I have several different particle images that I've combined into one texture atlas. However, during run time all the particles varies in size and color -- I am well aware of the cautions about material cloning and when that happens.
My Question: When materials are cloned at run time and/or when I have different materials that uses portions of the same texture atlas but with different color tints, alpha ,etc -- am I duplicating that texture in memory?
In other words, if I have a part of that texture atlas that's has a 64x64 particle image -- and the entire texture atlas is 1024 x 2014; and when I use different colors for that particle am I wasting memory because the entire atlas is being duplicated just for that one 64x64 portion?
Another example is what if I combine my game player sprites and particles into a single texture atlas?
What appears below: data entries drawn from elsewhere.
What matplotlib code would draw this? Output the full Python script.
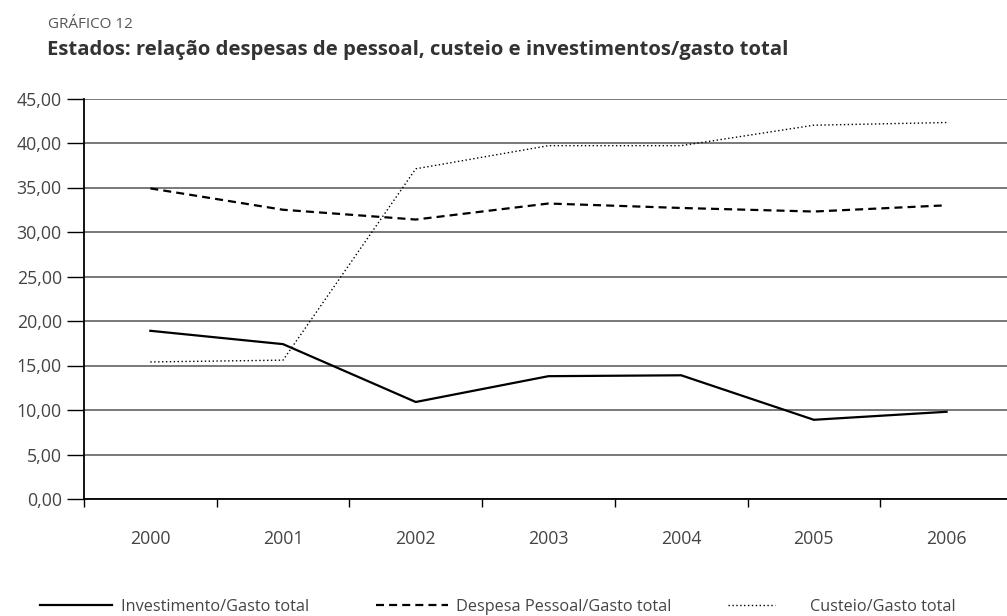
import matplotlib
matplotlib.use("Agg")
import matplotlib.pyplot as plt
from matplotlib.lines import Line2D
from matplotlib.ticker import FixedLocator, NullFormatter

plt.rcParams['font.family'] = ['Open Sans', 'DejaVu Sans']

years = ['2000', '2001', '2002', '2003', '2004', '2005', '2006']
investimento = [18.9, 17.4, 10.9, 13.8, 13.9, 8.9, 9.8]
despesa_pessoal = [34.9, 32.5, 31.4, 33.2, 32.7, 32.3, 33.0]
custeio = [15.4, 15.6, 37.1, 39.7, 39.7, 42.0, 42.3]
yticks = [0, 5, 10, 15, 20, 25, 30, 35, 40, 45]
series_labels = ['Investimento/Gasto total', 'Despesa Pessoal/Gasto total', 'Custeio/Gasto total']

W, H = 1007, 616
fig = plt.figure(figsize=(W / 100, H / 100), dpi=100)
ax = fig.add_axes([84 / W, (H - 499) / H, (1007 - 84) / W, (499 - 98.5) / H])

DASH = (0, (3.6, 2.3))
DOT = (0, (1, 1.8))

x = list(range(len(years)))
ax.plot(x, investimento, color='black', lw=1.6)
ax.plot(x, despesa_pessoal, color='black', lw=1.6, linestyle=DASH)
ax.plot(x, custeio, color='black', lw=1.0, linestyle=DOT)

ax.set_ylim(0, 45)
ax.set_xlim(-0.5, -0.5 + (1007 - 84) / 132.7)
ax.set_yticks(yticks)
ax.set_yticklabels([f"{v:.2f}".replace('.', ',') for v in yticks])
ax.yaxis.grid(True, color='#555555', lw=1.1)
ax.set_axisbelow(True)

ax.xaxis.set_major_locator(FixedLocator([i - 0.5 for i in range(len(years) + 1)]))
ax.xaxis.set_major_formatter(NullFormatter())
ax.xaxis.set_minor_locator(FixedLocator(x))
ax.set_xticklabels(years, minor=True)
ax.tick_params(axis='x', which='major', length=6, width=1.0, direction='out', color='black')
ax.tick_params(axis='x', which='minor', length=0, pad=22, labelsize=12.8, labelcolor='#444444')
ax.tick_params(axis='y', length=12, width=1.0, color='black', pad=4, labelsize=12.8, labelcolor='#444444')

for s in ['top', 'right']:
    ax.spines[s].set_visible(False)
ax.spines['left'].set_linewidth(1.3)
ax.spines['bottom'].set_linewidth(1.3)

fig.text(48 / W, 1 - 28 / H, 'GRÁFICO 12', fontsize=11, color='#555555', va='baseline', ha='left')
fig.text(47 / W, 1 - 55 / H, 'Estados: relação despesas de pessoal, custeio e investimentos/gasto total',
         fontsize=14.6, fontweight='bold', color='#333333', va='baseline', ha='left')

ly = 1 - 605 / H
legend_items = [
    (40, 112, 121, dict(color='black', lw=1.6)),
    (376, 448, 456, dict(color='black', lw=1.6, linestyle=DASH)),
    (728, 775, 810, dict(color='black', lw=1.0, linestyle=DOT)),
]
for (x0, x1, tx, kw), lab in zip(legend_items, series_labels):
    fig.add_artist(Line2D([x0 / W, x1 / W], [ly, ly], transform=fig.transFigure, **kw))
    fig.text(tx / W, 1 - 607 / H, lab, fontsize=11.7, color='#444444', va='center', ha='left')

fig.savefig('out.png', dpi=100)
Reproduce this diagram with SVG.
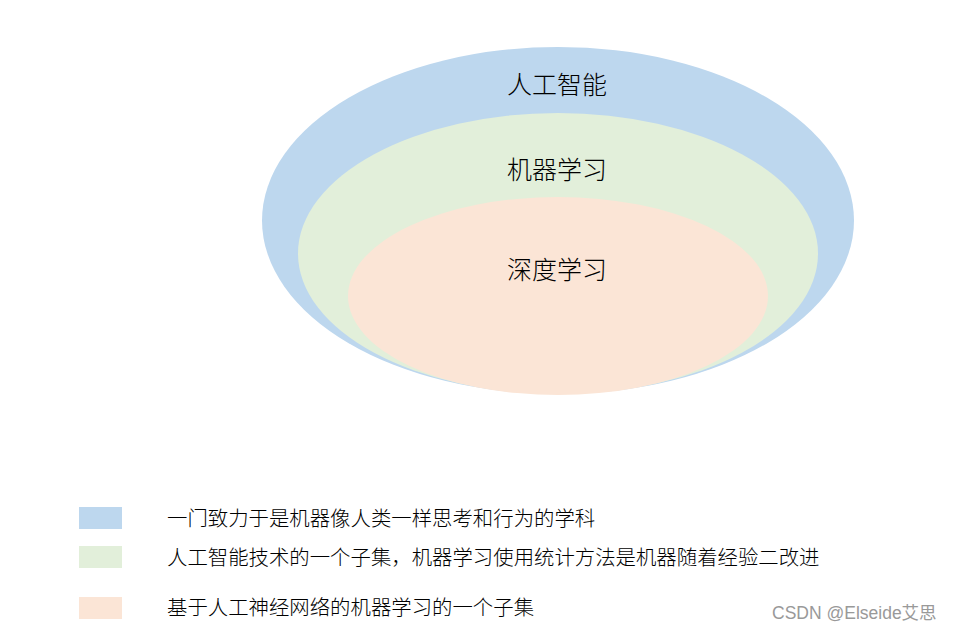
<svg xmlns="http://www.w3.org/2000/svg" width="957" height="633" viewBox="0 0 957 633">
<style>
.t{font-family:"Microsoft YaHei","Noto Sans CJK SC",sans-serif;fill:#000}
.big{font-size:25px;text-anchor:middle;font-weight:300}
.leg{font-size:20.4px;font-weight:300}
.wm{font-family:"Liberation Sans","Noto Sans CJK SC",sans-serif;font-size:17.5px;fill:#999}
</style>
<rect width="957" height="633" fill="#fff"/>
<g id="ai"><ellipse cx="558" cy="220.5" rx="296" ry="173.5" fill="#BDD7EE"/></g>
<g id="ml"><ellipse cx="558" cy="253.5" rx="260" ry="140.5" fill="#E2EFDA"/></g>
<g id="dl"><ellipse cx="558" cy="296" rx="210" ry="99" fill="#FBE5D6"/></g>
<g id="labels">
<text class="t big" x="557" y="94">人工智能</text>
<text class="t big" x="557" y="179">机器学习</text>
<text class="t big" x="557" y="279">深度学习</text>
</g>
<g id="legend">
<rect x="79" y="507" width="43" height="22" fill="#BDD7EE"/>
<rect x="79" y="546" width="43" height="22" fill="#E2EFDA"/>
<rect x="79" y="597" width="43" height="22" fill="#FBE5D6"/>
<text class="t leg" x="167" y="526">一门致力于是机器像人类一样思考和行为的学科</text>
<text class="t leg" x="167" y="565">人工智能技术的一个子集，机器学习使用统计方法是机器随着经验二改进</text>
<text class="t leg" x="167" y="615">基于人工神经网络的机器学习的一个子集</text>
</g>
<text class="wm" x="772" y="619">CSDN @Elseide艾思</text>
</svg>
And the sprites are rendered in their original colors what the particles have various colorings and alpha?
Thanks, for clearing it up. Manny
Thanks for the reply.
There was a lot of info in your reply but I guess the key take away here is that the texture is not duplicated in memory. Am I reading you right?
Sorry to be dense but this is something I want to make sure I'm absolutely clear on.
Thanks.
Answer by Enum · Jun 05, 2015 at 07:12 PM
I can not answer your question for sure, but: Create a new shader file in unity editor and look at the code: Even this little example code does multiply the texture color with the tint color that was set in the material. So the texture is not copied and modified but the color value is considered during shading. I would be irritated if the standard shaders would take a different approach.
If I'm wrong I would be glad to be corrected by someone with definite knowledge, but as this question was unanswered so long I gave my guess.